Reproduce the listing below character for character; drop every image.
○ ○ ○ ○
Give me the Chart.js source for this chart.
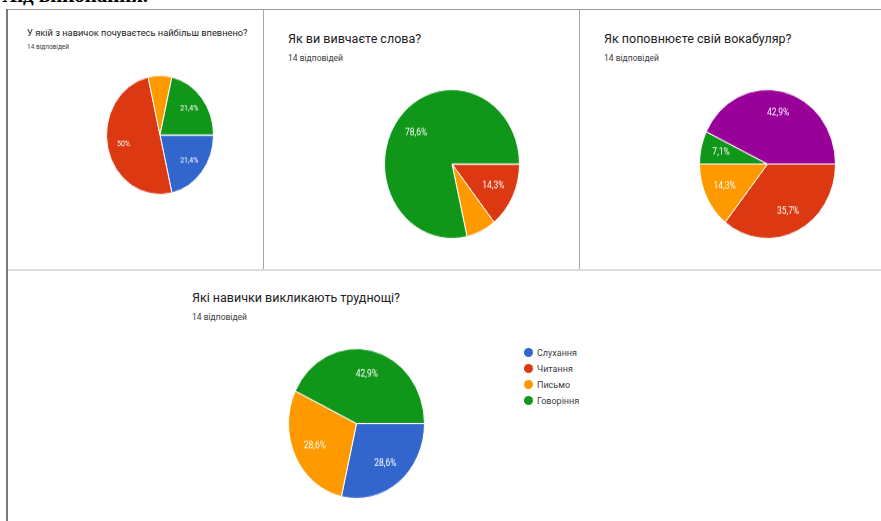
<!DOCTYPE html>
<html>
<head>
<meta charset="utf-8">
<script src="https://cdn.jsdelivr.net/npm/chart.js@4/dist/chart.umd.min.js"></script>
<style>
  html, body { margin: 0; padding: 0; background: #fff; }
  body { width: 881px; height: 521px; position: relative; overflow: hidden; font-family: Roboto, "Noto Sans", sans-serif; }
  .heading { position: absolute; left: 2px; top: -17px; font: bold 21px "Liberation Serif", serif; color: #000; white-space: nowrap; }
  .line { position: absolute; }
  .title { position: absolute; color: #202124; white-space: nowrap; }
  .sub { position: absolute; color: #3c4043; white-space: nowrap; }
  .pie { position: absolute; }
  .pie canvas { transform-origin: 0 0; }
  #legend { position: absolute; left: 524px; top: 346px; font-size: 9px; color: #3c4043; }
  #legend div { height: 16px; line-height: 14px; white-space: nowrap; }
  #legend span { display: inline-block; width: 9px; height: 9px; border-radius: 50%; vertical-align: -1px; margin-right: 4px; }
</style>
</head>
<body>

<div class="heading">Хід виконання.</div>

<!-- panel frames -->
<div class="line" style="left:7px; top:9px; width:874px; height:1px; background:#9a9a9a"></div>
<div class="line" style="left:6px; top:9px; width:2px; height:512px; background:#7a7a7a"></div>
<div class="line" style="left:263px; top:10px; width:1px; height:259px; background:#a8a8a8"></div>
<div class="line" style="left:579px; top:10px; width:1px; height:259px; background:#a8a8a8"></div>
<div class="line" style="left:8px; top:269px; width:873px; height:2px; background:#dcdcdc"></div>

<div class="title" style="left:27px; top:27px; font-size:9.3px">У якій з навичок почуваєтесь найбільш впевнено?</div>
<div class="sub" style="left:27px; top:43px; font-size:6.5px">14 відповідей</div>
<div class="pie" id="pie1"><canvas id="c1"></canvas></div>

<div class="title" style="left:288px; top:31px; font-size:12.5px">Як ви вивчаєте слова?</div>
<div class="sub" style="left:288px; top:53px; font-size:8.5px">14 відповідей</div>
<div class="pie" id="pie2"><canvas id="c2"></canvas></div>

<div class="title" style="left:604px; top:31px; font-size:12.5px">Як поповнюєте свій вокабуляр?</div>
<div class="sub" style="left:604px; top:53px; font-size:8.5px">14 відповідей</div>
<div class="pie" id="pie3"><canvas id="c3"></canvas></div>

<div class="title" style="left:192px; top:290px; font-size:12.5px">Які навички викликають труднощі?</div>
<div class="sub" style="left:192px; top:312px; font-size:8.5px">14 відповідей</div>
<div class="pie" id="pie4"><canvas id="c4"></canvas></div>
<div id="legend"></div>

<script>
// Answer options and counts (out of 14 responses) for each question
var skills = ['Слухання', 'Читання', 'Письмо', 'Говоріння'];
var vocabSources = ['Слухання', 'Читання', 'Письмо', 'Говоріння', 'Інше'];

var confidentCounts = [3, 7, 1, 3];
var wordStudyCounts = [0, 2, 1, 11];
var vocabCounts = [0, 5, 2, 1, 6];
var difficultCounts = [4, 0, 4, 6];

var sliceColors = ['#3366cc', '#dc3912', '#ff9900', '#109618', '#990099'];

/* Percent text like "21,4%" / "50%" */
function formatPct(share) {
    var s = (share * 100).toFixed(1).replace(/\.0$/, '');
    return s.replace('.', ',') + '%';
}

/* White percent labels inside the slices */
var sliceLabels = {
    id: 'sliceLabels',
    afterDatasetsDraw: function(chart, args, opts) {
        var ctx = chart.ctx;
        var values = chart.data.datasets[0].data;
        var total = values.reduce(function(a, b) { return a + b; }, 0);
        ctx.save();
        ctx.fillStyle = '#fff';
        ctx.font = opts.size + 'px Roboto, sans-serif';
        ctx.textAlign = 'center';
        ctx.textBaseline = 'middle';
        chart.getDatasetMeta(0).data.forEach(function(arc, i) {
            var share = values[i] / total;
            if (share < opts.min) return;
            var p = arc.getProps(['x', 'y', 'startAngle', 'endAngle', 'outerRadius'], true);
            var mid = (p.startAngle + p.endAngle) / 2;
            var r = p.outerRadius * opts.dist;
            ctx.fillText(formatPct(share), p.x + Math.cos(mid) * r, p.y + Math.sin(mid) * r);
        });
        ctx.restore();
    }
};

/* Draw one pie; box = centre and the drawn width/height */
function makePie(id, labels, values, box, labelOpts) {
    var wrap = document.getElementById('pie' + id);
    var canvas = document.getElementById('c' + id);
    wrap.style.left = (box.cx - box.w / 2) + 'px';
    wrap.style.top = (box.cy - box.h / 2) + 'px';
    canvas.width = box.w;
    canvas.height = box.w;
    canvas.style.transform = 'scaleY(' + (box.h / box.w) + ')';

    return new Chart(canvas.getContext('2d'), {
        type: 'pie',
        data: {
            labels: labels,
            datasets: [{
                data: values,
                backgroundColor: sliceColors.slice(0, values.length),
                borderColor: '#ffffff',
                borderWidth: 1
            }]
        },
        options: {
            responsive: false,
            animation: false,
            events: [],
            rotation: 90,
            layout: { padding: 0 },
            plugins: {
                legend: { display: false },
                tooltip: { enabled: false },
                sliceLabels: labelOpts
            }
        },
        plugins: [sliceLabels]
    });
}

function init() {
    makePie(1, skills, confidentCounts, { cx: 160, cy: 135, w: 108, h: 120 }, { min: 0.1, size: 7, dist: 0.7 });
    makePie(2, skills, wordStudyCounts, { cx: 451.5, cy: 164, w: 136, h: 150 }, { min: 0.1, size: 8.5, dist: 0.68 });
    makePie(3, vocabSources, vocabCounts, { cx: 767.5, cy: 164, w: 137, h: 150 }, { min: 0.05, size: 8.5, dist: 0.7 });
    makePie(4, skills, difficultCounts, { cx: 356.5, cy: 423.5, w: 137, h: 151 }, { min: 0.1, size: 8.5, dist: 0.68 });

    // legend for the last question
    var legend = document.getElementById('legend');
    skills.forEach(function(name, i) {
        var row = document.createElement('div');
        row.innerHTML = '<span style="background:' + sliceColors[i] + '"></span>' + name;
        legend.appendChild(row);
    });
}

init();
</script>
</body>
</html>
○ ○ ○ ○
**Solution for this problem**
Give me the Chart.js source for this chart.
<!DOCTYPE html>
<html>
<head>
<meta charset="utf-8">
<script src="https://cdn.jsdelivr.net/npm/chart.js@4/dist/chart.umd.min.js"></script>
<style>
  html, body { margin: 0; padding: 0; background: #fff; }
  body { width: 881px; height: 521px; position: relative; overflow: hidden; font-family: Roboto, "Noto Sans", sans-serif; }
  .heading { position: absolute; left: 2px; top: -17px; font: bold 21px "Liberation Serif", serif; color: #000; white-space: nowrap; }
  .line { position: absolute; }
  .title { position: absolute; color: #202124; white-space: nowrap; }
  .sub { position: absolute; color: #3c4043; white-space: nowrap; }
  .pie { position: absolute; }
  .pie canvas { transform-origin: 0 0; }
  #legend { position: absolute; left: 524px; top: 346px; font-size: 9px; color: #3c4043; }
  #legend div { height: 16px; line-height: 14px; white-space: nowrap; }
  #legend span { display: inline-block; width: 9px; height: 9px; border-radius: 50%; vertical-align: -1px; margin-right: 4px; }
</style>
</head>
<body>

<div class="heading">Хід виконання.</div>

<!-- panel frames -->
<div class="line" style="left:7px; top:9px; width:874px; height:1px; background:#9a9a9a"></div>
<div class="line" style="left:6px; top:9px; width:2px; height:512px; background:#7a7a7a"></div>
<div class="line" style="left:263px; top:10px; width:1px; height:259px; background:#a8a8a8"></div>
<div class="line" style="left:579px; top:10px; width:1px; height:259px; background:#a8a8a8"></div>
<div class="line" style="left:8px; top:269px; width:873px; height:2px; background:#dcdcdc"></div>

<div class="title" style="left:27px; top:27px; font-size:9.3px">У якій з навичок почуваєтесь найбільш впевнено?</div>
<div class="sub" style="left:27px; top:43px; font-size:6.5px">14 відповідей</div>
<div class="pie" id="pie1"><canvas id="c1"></canvas></div>

<div class="title" style="left:288px; top:31px; font-size:12.5px">Як ви вивчаєте слова?</div>
<div class="sub" style="left:288px; top:53px; font-size:8.5px">14 відповідей</div>
<div class="pie" id="pie2"><canvas id="c2"></canvas></div>

<div class="title" style="left:604px; top:31px; font-size:12.5px">Як поповнюєте свій вокабуляр?</div>
<div class="sub" style="left:604px; top:53px; font-size:8.5px">14 відповідей</div>
<div class="pie" id="pie3"><canvas id="c3"></canvas></div>

<div class="title" style="left:192px; top:290px; font-size:12.5px">Які навички викликають труднощі?</div>
<div class="sub" style="left:192px; top:312px; font-size:8.5px">14 відповідей</div>
<div class="pie" id="pie4"><canvas id="c4"></canvas></div>
<div id="legend"></div>

<script>
// Answer options and counts (out of 14 responses) for each question
var skills = ['Слухання', 'Читання', 'Письмо', 'Говоріння'];
var vocabSources = ['Слухання', 'Читання', 'Письмо', 'Говоріння', 'Інше'];

var confidentCounts = [3, 7, 1, 3];
var wordStudyCounts = [0, 2, 1, 11];
var vocabCounts = [0, 5, 2, 1, 6];
var difficultCounts = [4, 0, 4, 6];

var sliceColors = ['#3366cc', '#dc3912', '#ff9900', '#109618', '#990099'];

/* Percent text like "21,4%" / "50%" */
function formatPct(share) {
    var s = (share * 100).toFixed(1).replace(/\.0$/, '');
    return s.replace('.', ',') + '%';
}

/* White percent labels inside the slices */
var sliceLabels = {
    id: 'sliceLabels',
    afterDatasetsDraw: function(chart, args, opts) {
        var ctx = chart.ctx;
        var values = chart.data.datasets[0].data;
        var total = values.reduce(function(a, b) { return a + b; }, 0);
        ctx.save();
        ctx.fillStyle = '#fff';
        ctx.font = opts.size + 'px Roboto, sans-serif';
        ctx.textAlign = 'center';
        ctx.textBaseline = 'middle';
        chart.getDatasetMeta(0).data.forEach(function(arc, i) {
            var share = values[i] / total;
            if (share < opts.min) return;
            var p = arc.getProps(['x', 'y', 'startAngle', 'endAngle', 'outerRadius'], true);
            var mid = (p.startAngle + p.endAngle) / 2;
            var r = p.outerRadius * opts.dist;
            ctx.fillText(formatPct(share), p.x + Math.cos(mid) * r, p.y + Math.sin(mid) * r);
        });
        ctx.restore();
    }
};

/* Draw one pie; box = centre and the drawn width/height */
function makePie(id, labels, values, box, labelOpts) {
    var wrap = document.getElementById('pie' + id);
    var canvas = document.getElementById('c' + id);
    wrap.style.left = (box.cx - box.w / 2) + 'px';
    wrap.style.top = (box.cy - box.h / 2) + 'px';
    canvas.width = box.w;
    canvas.height = box.w;
    canvas.style.transform = 'scaleY(' + (box.h / box.w) + ')';

    return new Chart(canvas.getContext('2d'), {
        type: 'pie',
        data: {
            labels: labels,
            datasets: [{
                data: values,
                backgroundColor: sliceColors.slice(0, values.length),
                borderColor: '#ffffff',
                borderWidth: 1
            }]
        },
        options: {
            responsive: false,
            animation: false,
            events: [],
            rotation: 90,
            layout: { padding: 0 },
            plugins: {
                legend: { display: false },
                tooltip: { enabled: false },
                sliceLabels: labelOpts
            }
        },
        plugins: [sliceLabels]
    });
}

function init() {
    makePie(1, skills, confidentCounts, { cx: 160, cy: 135, w: 108, h: 120 }, { min: 0.1, size: 7, dist: 0.7 });
    makePie(2, skills, wordStudyCounts, { cx: 451.5, cy: 164, w: 136, h: 150 }, { min: 0.1, size: 8.5, dist: 0.68 });
    makePie(3, vocabSources, vocabCounts, { cx: 767.5, cy: 164, w: 137, h: 150 }, { min: 0.05, size: 8.5, dist: 0.7 });
    makePie(4, skills, difficultCounts, { cx: 356.5, cy: 423.5, w: 137, h: 151 }, { min: 0.1, size: 8.5, dist: 0.68 });

    // legend for the last question
    var legend = document.getElementById('legend');
    skills.forEach(function(name, i) {
        var row = document.createElement('div');
        row.innerHTML = '<span style="background:' + sliceColors[i] + '"></span>' + name;
        legend.appendChild(row);
    });
}

init();
</script>
</body>
</html>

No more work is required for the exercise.